The coating contract raises its own questions. Trump publicly estimated the project would cost about $1.8 million; the initial contract value was already $6,886,519, and the total climbed to $13.1 million by early May before reaching $14.65 million in federal records. Atlantic Industrial Coatings had never previously held a federal contract, and its website describes its specialty as waterproofing highway culverts, pipes, roofs and storage tanks — not pools. Trump initially said he chose the firm because it had worked on swimming pools at his Virginia golf club, a claim the Times reported it could not confirm; he later said he had no relationship with the company.

Sen. Richard Blumenthal, D-Conn., the ranking member of the Senate Permanent Subcommittee on Investigations, wrote to Atlantic Industrial Coatings chief executive Curtis Wood in mid-May seeking records on how the firm won the work. The award and the cost growth, Blumenthal wrote, “raise troubling questions about whether excess taxpayer dollars are (yet again) being diverted to President Trump’s manifestly unqualified friends and associates.”

The no-bid awards have drawn wider oversight. As Scripps News reported, the D.C.-based Cultural Landscape Foundation sued in May to halt the renovation, arguing the administration sidestepped federal laws requiring public notice and review before work on a historic site. The administration completed the coating before any ruling on the merits.

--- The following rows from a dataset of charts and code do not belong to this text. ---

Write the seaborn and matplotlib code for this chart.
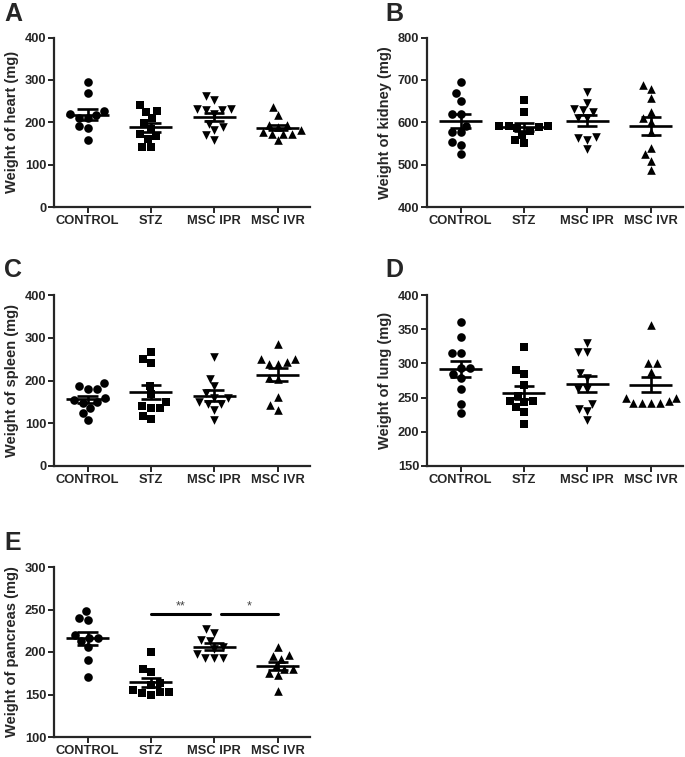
import numpy as np
import pandas as pd
import matplotlib
matplotlib.use("Agg")
import matplotlib.pyplot as plt
import seaborn as sns

groups = ["CONTROL", "STZ", "MSC IPR", "MSC IVR"]
markers = ["o", "s", "v", "^"]

# Heart (mg)
heart_control = [295, 269, 226, 220, 216, 211, 211, 190, 187, 157]
heart_stz = [240, 224, 226, 209, 198, 185, 173, 167, 161, 142, 142]
heart_ipr = [261, 252, 232, 230, 232, 230, 220, 197, 189, 181, 169, 159]
heart_ivr = [236, 218, 193, 193, 189, 181, 177, 173, 173, 157, 172]

# Kidney (mg)
kidney_control = [696, 668, 651, 620, 620, 592, 576, 578, 553, 547, 524]
kidney_stz = [653, 625, 590, 590, 587, 588, 590, 570, 580, 557, 550]
kidney_ipr = [672, 646, 628, 631, 625, 610, 610, 562, 565, 558, 537]
kidney_ivr = [689, 679, 657, 624, 610, 600, 577, 539, 524, 508, 487]

# Spleen (mg)
spleen_control = [193, 186, 180, 180, 160, 154, 150, 147, 136, 125, 108]
spleen_stz = [267, 250, 242, 188, 168, 150, 141, 135, 135, 118, 110]
spleen_ipr = [256, 204, 186, 170, 160, 158, 149, 145, 145, 131, 108]
spleen_ivr = [285, 250, 250, 239, 239, 243, 205, 203, 162, 143, 131]

# Lung (mg)
lung_control = [361, 339, 315, 315, 294, 294, 285, 278, 263, 241, 228]
lung_stz = [324, 291, 285, 269, 253, 245, 243, 245, 236, 229, 211]
lung_ipr = [330, 316, 316, 286, 279, 263, 263, 241, 233, 230, 217]
lung_ivr = [356, 300, 300, 288, 250, 250, 245, 242, 242, 242, 242]

# Pancreas (mg)
pancreas_control = [248, 238, 240, 217, 217, 220, 213, 206, 191, 171]
pancreas_stz = [200, 180, 176, 164, 161, 155, 153, 153, 152, 150]
pancreas_ipr = [227, 222, 213, 214, 206, 204, 198, 193, 193, 193]
pancreas_ivr = [206, 197, 195, 192, 180, 180, 184, 175, 173, 154]

panel_letters = ["A", "B", "C", "D", "E"]
y_labels = ["Weight of heart (mg)", "Weight of kidney (mg)", "Weight of spleen (mg)",
            "Weight of lung (mg)", "Weight of pancreas (mg)"]
y_ranges = [(0, 400, 100), (400, 800, 100), (0, 400, 100), (150, 400, 50), (100, 300, 50)]

# significance annotations for pancreas panel: (group a, group b, text)
sig_pairs = [(1, 2, "**"), (2, 3, "*")]
sig_level = 245

datasets = [
    [heart_control, heart_stz, heart_ipr, heart_ivr],
    [kidney_control, kidney_stz, kidney_ipr, kidney_ivr],
    [spleen_control, spleen_stz, spleen_ipr, spleen_ivr],
    [lung_control, lung_stz, lung_ipr, lung_ivr],
    [pancreas_control, pancreas_stz, pancreas_ipr, pancreas_ivr],
]

sns.set_style("ticks")
plt.rcParams["font.family"] = ["Liberation Sans", "DejaVu Sans"]
plt.rcParams["font.weight"] = "bold"

W, H = 685, 757
fig = plt.figure(figsize=(W / 100, H / 100), dpi=100)

# axes boxes in pixels: left, right, top, bottom
boxes = [
    (54, 310, 37.5, 207),
    (427, 683, 37.5, 207),
    (54, 310, 295, 466),
    (427, 683, 295, 466),
    (54, 310, 567, 737),
]
letter_pos = [(4, 2), (385, 2), (4, 258), (385, 258), (4, 531)]

for k in range(5):
    l, r, t, b = boxes[k]
    ax = fig.add_axes([l / W, 1 - b / H, (r - l) / W, (b - t) / H])
    rows = []
    for g, vals in zip(groups, datasets[k]):
        for v in vals:
            rows.append({"group": g, "value": v})
    df = pd.DataFrame(rows)
    for g, m in zip(groups, markers):
        sns.swarmplot(data=df[df["group"] == g], x="group", y="value", order=groups,
                      marker=m, color="black", size=6.2, ax=ax, linewidth=0)
    # mean and SEM
    for i, vals in enumerate(datasets[k]):
        arr = np.asarray(vals, dtype=float)
        mu = arr.mean()
        se = arr.std(ddof=1) / np.sqrt(len(arr))
        ax.hlines(mu, i - 0.34, i + 0.34, color="black", lw=1.9, zorder=5)
        ax.vlines(i, mu - se, mu + se, color="black", lw=1.9, zorder=5)
        ax.hlines([mu - se, mu + se], i - 0.16, i + 0.16, color="black", lw=1.9, zorder=5)
    lo, hi, st = y_ranges[k]
    ax.set_ylim(lo, hi)
    ax.set_yticks(np.arange(lo, hi + 1, st))
    ax.set_xlim(-0.53, 3.51)
    ax.set_xlabel("")
    ax.set_ylabel(y_labels[k], fontsize=10.5, fontweight="bold", labelpad=4)
    ax.tick_params(axis="y", labelsize=9.3, width=1.4, length=4, pad=1.5)
    ax.tick_params(axis="x", labelsize=9.3, width=1.4, length=4, pad=2)
    for lab in ax.get_xticklabels() + ax.get_yticklabels():
        lab.set_fontweight("bold")
    for s in ["top", "right"]:
        ax.spines[s].set_visible(False)
    for s in ["left", "bottom"]:
        ax.spines[s].set_linewidth(1.6)
    if k == 4:
        for a, bb, txt in sig_pairs:
            x0 = a + (0.0 if a == 1 else 0.1)
            x1 = bb - (0.07 if bb == 2 else 0.0)
            ax.plot([x0, x1], [sig_level, sig_level], color="black", lw=2.2)
            ax.text((x0 + x1) / 2, sig_level + 1.5, txt, ha="center", va="bottom",
                    fontsize=9, color="#444444", fontweight="normal")
    lx, ly = letter_pos[k]
    fig.text(lx / W, 1 - ly / H, panel_letters[k], fontsize=18, fontweight="bold",
             ha="left", va="top")

fig.savefig("out.png", dpi=100)
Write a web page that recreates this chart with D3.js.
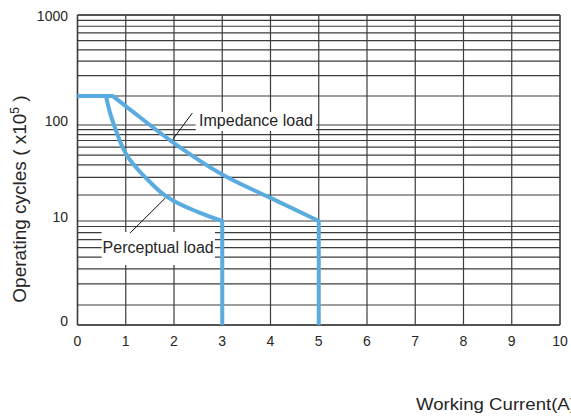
<!DOCTYPE html>
<html><head><meta charset="utf-8">
<script src="https://cdn.jsdelivr.net/npm/d3@7"></script>
<style>html,body{margin:0;padding:0;background:#fff;overflow:hidden}</style>
</head><body>
<svg id="c" width="571" height="418"></svg>
<script>
// ---- data ----
const xTickValues = [0,1,2,3,4,5,6,7,8,9,10];
const yMajorValues = [1,10,100,1000];
const yMajorLabels = ["0","10","100","1000"];
const yMinorMultipliers = [2,3,4,5,6,7,8,9];

const impedanceX = [0, 0.73, 1, 2, 3, 4, 5, 5];
const impedanceY = [200, 200, 157, 66, 32, 18.5, 10, 1];
const perceptualX = [0, 0.59, 0.67, 0.78, 0.88, 1, 1.23, 1.5, 1.77, 2, 2.5, 3, 3];
const perceptualY = [200, 200, 136, 93, 69, 52, 37, 27, 20.5, 17, 12.7, 10, 1];

const xTitle = "Working Current(A)";
const yTitle = "Operating cycles ( x10";

// ---- layout ----
const svg = d3.select("#c");
const x = d3.scaleLinear().domain([0,10]).range([77.5,560]);
// the printed grid is a hand-drawn log grid: anchor its decades and 2x lines
const yLog = d3.scaleLinear()
  .domain([0, Math.log10(2), 1, Math.log10(20), 2, Math.log10(200), 3])
  .range([325, 305, 221, 195, 125, 96, 15]);
const y = v => yLog(Math.log10(v));

const gridColor = "#3c3c3c";
const textColor = "#262626";
const blue = "#5aabe0";
const font = "Liberation Sans, Arial, sans-serif";

// grid
const g = svg.append("g");
const hVals = [];
yMajorValues.forEach((d,i) => { hVals.push(d); if (i < 3) yMinorMultipliers.forEach(m => hVals.push(d*m)); });
g.selectAll("line.h").data(hVals).enter().append("line")
  .attr("x1", x(0)).attr("x2", x(10))
  .attr("y1", d => y(d)).attr("y2", d => y(d))
  .attr("stroke", gridColor).attr("stroke-width", 1.2);
g.selectAll("line.v").data(xTickValues).enter().append("line")
  .attr("x1", d => x(d)).attr("x2", d => x(d))
  .attr("y1", y(1000)).attr("y2", y(1))
  .attr("stroke", gridColor).attr("stroke-width", d => (d===0||d===10) ? 1.6 : 1.2);
g.append("line").attr("x1", x(0)).attr("x2", x(10)).attr("y1", y(1)).attr("y2", y(1))
  .attr("stroke", gridColor).attr("stroke-width", 1.6);
g.append("line").attr("x1", x(0)).attr("x2", x(10)).attr("y1", y(1000)).attr("y2", y(1000))
  .attr("stroke", gridColor).attr("stroke-width", 1.4);

// tick labels
svg.selectAll("text.xt").data(xTickValues).enter().append("text")
  .attr("x", d => x(d)).attr("y", 346)
  .attr("text-anchor","middle").attr("font-family", font)
  .attr("font-size", 14).attr("fill", textColor).text(d => d);
svg.selectAll("text.yt").data(yMajorValues).enter().append("text")
  .attr("x", 68).attr("y", d => Math.max(y(d) - 3, 17))
  .attr("text-anchor","end").attr("dominant-baseline","middle")
  .attr("font-family", font)
  .attr("font-size", 14).attr("fill", textColor).text((d,i) => yMajorLabels[i]);

// axis titles
svg.append("text").attr("x", 416).attr("y", 410)
  .attr("font-family", font).attr("font-size", 17)
  .attr("textLength", 160).attr("lengthAdjust","spacingAndGlyphs")
  .attr("fill", textColor).text(xTitle);
const yt = svg.append("text").attr("transform","translate(26,199) rotate(-90)")
  .attr("text-anchor","middle")
  .attr("font-family", font).attr("font-size", 19)
  .attr("fill", textColor);
yt.append("tspan").text(yTitle);
yt.append("tspan").attr("dy", -7).attr("font-size", 12).text("5");
yt.append("tspan").attr("dy", 7).text(" )");

// annotation boxes
function label(txt, tx, ty, bx, by, bw, bh) {
  svg.append("rect").attr("x", bx).attr("y", by).attr("width", bw).attr("height", bh).attr("fill", "#fff");
  svg.append("text").attr("x", tx).attr("y", ty)
    .attr("font-family", font).attr("font-size", 16)
    .attr("fill", textColor).text(txt);
}
label("Impedance load", x(2.52), y(100) + 1, x(2.45), y(100) - 13, x(4.95) - x(2.45), 19);
label("Perceptual load", x(0.52), y(10) + 32, x(0.5), y(10) + 11, x(2.85) - x(0.5), 33);

// leader lines
svg.append("line").attr("x1", x(1.92)).attr("y1", y(100) + 18).attr("x2", x(2.38)).attr("y2", y(100) - 12)
  .attr("stroke", "#111").attr("stroke-width", 1);
svg.append("line").attr("x1", x(1.09)).attr("y1", y(10) + 12).attr("x2", x(1.82)).attr("y2", y(10) - 23)
  .attr("stroke", "#111").attr("stroke-width", 1);

// curves
function seriesPath(xs, ys) {
  const pts = xs.map((d,i) => [x(d), y(ys[i])]);
  const n = pts.length;
  const flat = d3.line()(pts.slice(0,2));
  const curve = d3.line().curve(d3.curveMonotoneX)(pts.slice(1, n-1));
  const drop = d3.line()(pts.slice(n-2));
  return flat + curve.replace(/^M/, "L") + drop.replace(/^M/, "L");
}
svg.append("path").attr("d", seriesPath(impedanceX, impedanceY))
  .attr("fill","none").attr("stroke", blue).attr("stroke-width", 4).attr("stroke-linejoin","round");
svg.append("path").attr("d", seriesPath(perceptualX, perceptualY))
  .attr("fill","none").attr("stroke", blue).attr("stroke-width", 4).attr("stroke-linejoin","round");
</script>
</body></html>
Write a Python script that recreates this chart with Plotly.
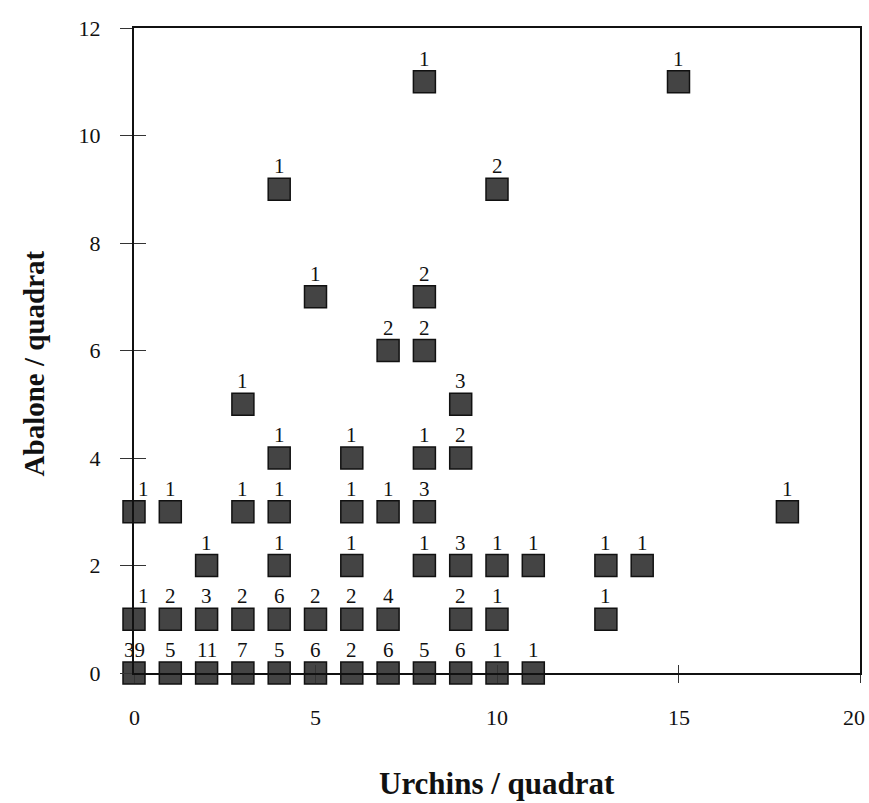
import plotly.graph_objects as go

# Urchins per quadrat (x), abalone per quadrat (y), number of quadrats (count)
urchins = [0, 1, 2, 3, 4, 5, 6, 7, 8, 9, 10, 11,
           0, 1, 2, 3, 4, 5, 6, 7, 9, 10, 13,
           2, 4, 6, 8, 9, 10, 11, 13, 14,
           0, 1, 3, 4, 6, 7, 8, 18,
           4, 6, 8, 9,
           3, 9,
           7, 8,
           5, 8,
           4, 10,
           8, 15]
abalone = [0] * 12 + [1] * 11 + [2] * 9 + [3] * 8 + [4] * 4 + [5] * 2 + [6] * 2 + [7] * 2 + [9] * 2 + [11] * 2
counts = [39, 5, 11, 7, 5, 6, 2, 6, 5, 6, 1, 1,
          1, 2, 3, 2, 6, 2, 2, 4, 2, 1, 1,
          1, 1, 1, 1, 3, 1, 1, 1, 1,
          1, 1, 1, 1, 1, 1, 3, 1,
          1, 1, 1, 2,
          1, 3,
          2, 2,
          1, 2,
          1, 2,
          1, 1]

x_ticks = [0, 5, 10, 15, 20]
x_ticktext = ["0", "5", "10", "15", "20"]
y_ticks = [0, 2, 4, 6, 8, 10, 12]

FONT = "Liberation Serif"
XMAX = 20

fig = go.Figure()
fig.add_trace(go.Scatter(
    x=urchins, y=abalone, mode="markers",
    marker=dict(symbol="square", size=22, color="#444444",
                line=dict(color="#111111", width=1.5)),
    cliponaxis=False, showlegend=False, hoverinfo="skip"))

# invisible trace on overlay axes (inner half of crossing ticks)
fig.add_trace(go.Scatter(x=[None], y=[None], xaxis="x2", yaxis="y2",
                         showlegend=False, hoverinfo="skip"))

annotations = []
for xv, yv, c in zip(urchins, abalone, counts):
    label = str(c)
    annotations.append(dict(
        x=xv, y=yv, xref="x", yref="y", text=label, showarrow=False,
        yshift=23, xshift=(9 if (xv == 0 and len(label) == 1) else 0),
        font=dict(family=FONT, size=21, color="#111111")))

# x tick labels (last one kept inside the page edge)
for tv, tt in zip(x_ticks, x_ticktext):
    last = tv == XMAX
    annotations.append(dict(
        x=tv, y=0, xref="x", yref="paper", text=tt, showarrow=False,
        xanchor=("right" if last else "center"), xshift=(7 if last else 0),
        yanchor="middle", yshift=-44,
        font=dict(family=FONT, size=22, color="#111111")))

annotations.append(dict(
    x=0.5, y=0, xref="paper", yref="paper", yshift=-110, yanchor="middle",
    text="<b>Urchins / quadrat</b>", showarrow=False,
    font=dict(family=FONT, size=31, color="#111111")))
annotations.append(dict(
    x=0, y=0.48, xref="paper", yref="paper", xshift=-100, xanchor="center",
    text="<b>Abalone / quadrat</b>", showarrow=False, textangle=-90,
    font=dict(family=FONT, size=29, color="#111111")))

fig.update_layout(
    width=869, height=803,
    margin=dict(l=134, r=9, t=28, b=130, autoexpand=False),
    paper_bgcolor="white", plot_bgcolor="white",
    font=dict(family=FONT, size=22, color="#111111"),
    xaxis=dict(range=[0, XMAX], tickvals=x_ticks, showticklabels=False,
               showgrid=False, zeroline=False,
               showline=True, linecolor="#111111", linewidth=2, mirror=True,
               ticks="outside", ticklen=8, tickwidth=1, tickcolor="#333333",
               automargin=False),
    yaxis=dict(range=[0, 12], tickvals=y_ticks, showgrid=False, zeroline=False,
               showline=True, linecolor="#111111", linewidth=2, mirror=True,
               ticks="outside", ticklen=12, tickwidth=1, tickcolor="#333333",
               automargin=False, ticklabeloverflow="allow",
               ticklabelstandoff=15, tickfont=dict(family=FONT, size=22)),
    xaxis2=dict(range=[0, XMAX], tickvals=x_ticks, overlaying="x", showgrid=False,
                zeroline=False, showline=False, ticks="inside", ticklen=8,
                tickwidth=1, tickcolor="#333333", showticklabels=False,
                side="bottom", automargin=False),
    yaxis2=dict(range=[0, 12], tickvals=y_ticks, overlaying="y", showgrid=False,
                zeroline=False, showline=False, ticks="inside", ticklen=12,
                tickwidth=1, tickcolor="#333333", showticklabels=False,
                side="left", automargin=False),
    annotations=annotations,
)

fig.write_html("out.html")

The White House has denied involvement in choosing the contractors. “This contract was awarded by the Department of Interior,” spokeswoman Taylor Rogers told Scripps News, calling reporting on potential conflicts of interest “irresponsible.” An Interior Department spokeswoman has said the agency was unaware of Cafaro’s political affiliation and selected Greenwater because it had the expertise and materials to finish on time.

Trump, for his part, has blamed the pool’s condition on vandalism without offering evidence, warning of a 10-year prison sentence for anyone caught damaging the site. He has said multiple people were arrested; one, three-time Olympic canoeist David Carter Hearn, has denied wrongdoing and said he was only examining the peeling paint.

The episode returns an Ohio name to a national stage it has occupied before. The Cafaro family’s mall empire has shaped the Mahoning Valley for generations, and J.J. Cafaro’s daughter, Capri Cafaro, represented the area in the Ohio Senate as a Democrat from 2007 to 2016. Now the family’s name is attached to a federal contract that, by its owner’s own account, turned the country’s most famous reflecting pool green.